## THE PROBLEM
Copy all the data exactly, except the pictures.

## GIVEN MATERIAL
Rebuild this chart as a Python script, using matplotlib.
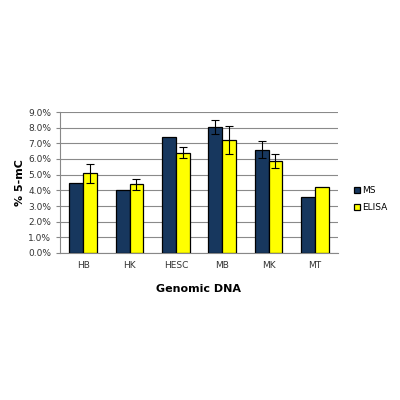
import numpy as np
import matplotlib
matplotlib.use("Agg")
from matplotlib import pyplot as plt
from matplotlib.ticker import PercentFormatter

categories = ["HB", "HK", "HESC", "MB", "MK", "MT"]
ms_values = [4.5, 4.05, 7.4, 8.05, 6.6, 3.55]
ms_errors = [0.0, 0.0, 0.0, 0.45, 0.55, 0.0]
elisa_values = [5.1, 4.4, 6.4, 7.2, 5.9, 4.2]
elisa_errors = [0.6, 0.35, 0.35, 0.9, 0.45, 0.0]
y_ticks = np.arange(0, 10, 1)

fig = plt.figure(figsize=(4, 4), dpi=100)
ax = fig.add_axes([0.15, 0.3675, 0.695, 0.3525])

x = np.arange(len(categories))
w = 0.3
err_kw = dict(ecolor="black", elinewidth=0.8, capsize=3, capthick=0.8)
ms_err = [e if e > 0 else np.nan for e in ms_errors]
el_err = [e if e > 0 else np.nan for e in elisa_errors]
ax.bar(x - w / 2, ms_values, w, color="#17375E", edgecolor="black", linewidth=0.9,
       label="MS", yerr=ms_err, error_kw=err_kw, zorder=3)
ax.bar(x + w / 2, elisa_values, w, color="#FFFF00", edgecolor="black", linewidth=0.9,
       label="ELISA", yerr=el_err, error_kw=err_kw, zorder=3)

ax.set_xlim(-0.5, len(categories) - 0.5)
ax.set_ylim(0, 9)
ax.set_yticks(y_ticks)
ax.yaxis.set_major_formatter(PercentFormatter(decimals=1))
ax.set_xticks(x)
ax.set_xticklabels(categories)
ax.grid(axis="y", color="#8a8a8a", linewidth=0.8, zorder=0)
for s in ["top", "right"]:
    ax.spines[s].set_visible(False)
for s in ["left", "bottom"]:
    ax.spines[s].set_color("#888888")
ax.tick_params(axis="both", labelsize=6.5, colors="#888888", labelcolor="#333333", length=3)
ax.tick_params(axis="x", length=0, pad=6)

ax.set_xlabel("Genomic DNA", fontsize=8, fontweight="bold", labelpad=10)
ax.set_ylabel("% 5-mC", fontsize=8, fontweight="bold", labelpad=2)

ax.legend(loc="center left", bbox_to_anchor=(1.03, 0.38), frameon=False,
          fontsize=6.5, handlelength=0.6, handleheight=0.6, handletextpad=0.3,
          labelspacing=0.9)

fig.savefig("out.png", dpi=100, facecolor="white")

## SOLUTION TO THE EXERCISE
Rebuild this chart as a Python script, using matplotlib.
import numpy as np
import matplotlib
matplotlib.use("Agg")
from matplotlib import pyplot as plt
from matplotlib.ticker import PercentFormatter

categories = ["HB", "HK", "HESC", "MB", "MK", "MT"]
ms_values = [4.5, 4.05, 7.4, 8.05, 6.6, 3.55]
ms_errors = [0.0, 0.0, 0.0, 0.45, 0.55, 0.0]
elisa_values = [5.1, 4.4, 6.4, 7.2, 5.9, 4.2]
elisa_errors = [0.6, 0.35, 0.35, 0.9, 0.45, 0.0]
y_ticks = np.arange(0, 10, 1)

fig = plt.figure(figsize=(4, 4), dpi=100)
ax = fig.add_axes([0.15, 0.3675, 0.695, 0.3525])

x = np.arange(len(categories))
w = 0.3
err_kw = dict(ecolor="black", elinewidth=0.8, capsize=3, capthick=0.8)
ms_err = [e if e > 0 else np.nan for e in ms_errors]
el_err = [e if e > 0 else np.nan for e in elisa_errors]
ax.bar(x - w / 2, ms_values, w, color="#17375E", edgecolor="black", linewidth=0.9,
       label="MS", yerr=ms_err, error_kw=err_kw, zorder=3)
ax.bar(x + w / 2, elisa_values, w, color="#FFFF00", edgecolor="black", linewidth=0.9,
       label="ELISA", yerr=el_err, error_kw=err_kw, zorder=3)

ax.set_xlim(-0.5, len(categories) - 0.5)
ax.set_ylim(0, 9)
ax.set_yticks(y_ticks)
ax.yaxis.set_major_formatter(PercentFormatter(decimals=1))
ax.set_xticks(x)
ax.set_xticklabels(categories)
ax.grid(axis="y", color="#8a8a8a", linewidth=0.8, zorder=0)
for s in ["top", "right"]:
    ax.spines[s].set_visible(False)
for s in ["left", "bottom"]:
    ax.spines[s].set_color("#888888")
ax.tick_params(axis="both", labelsize=6.5, colors="#888888", labelcolor="#333333", length=3)
ax.tick_params(axis="x", length=0, pad=6)

ax.set_xlabel("Genomic DNA", fontsize=8, fontweight="bold", labelpad=10)
ax.set_ylabel("% 5-mC", fontsize=8, fontweight="bold", labelpad=2)

ax.legend(loc="center left", bbox_to_anchor=(1.03, 0.38), frameon=False,
          fontsize=6.5, handlelength=0.6, handleheight=0.6, handletextpad=0.3,
          labelspacing=0.9)

fig.savefig("out.png", dpi=100, facecolor="white")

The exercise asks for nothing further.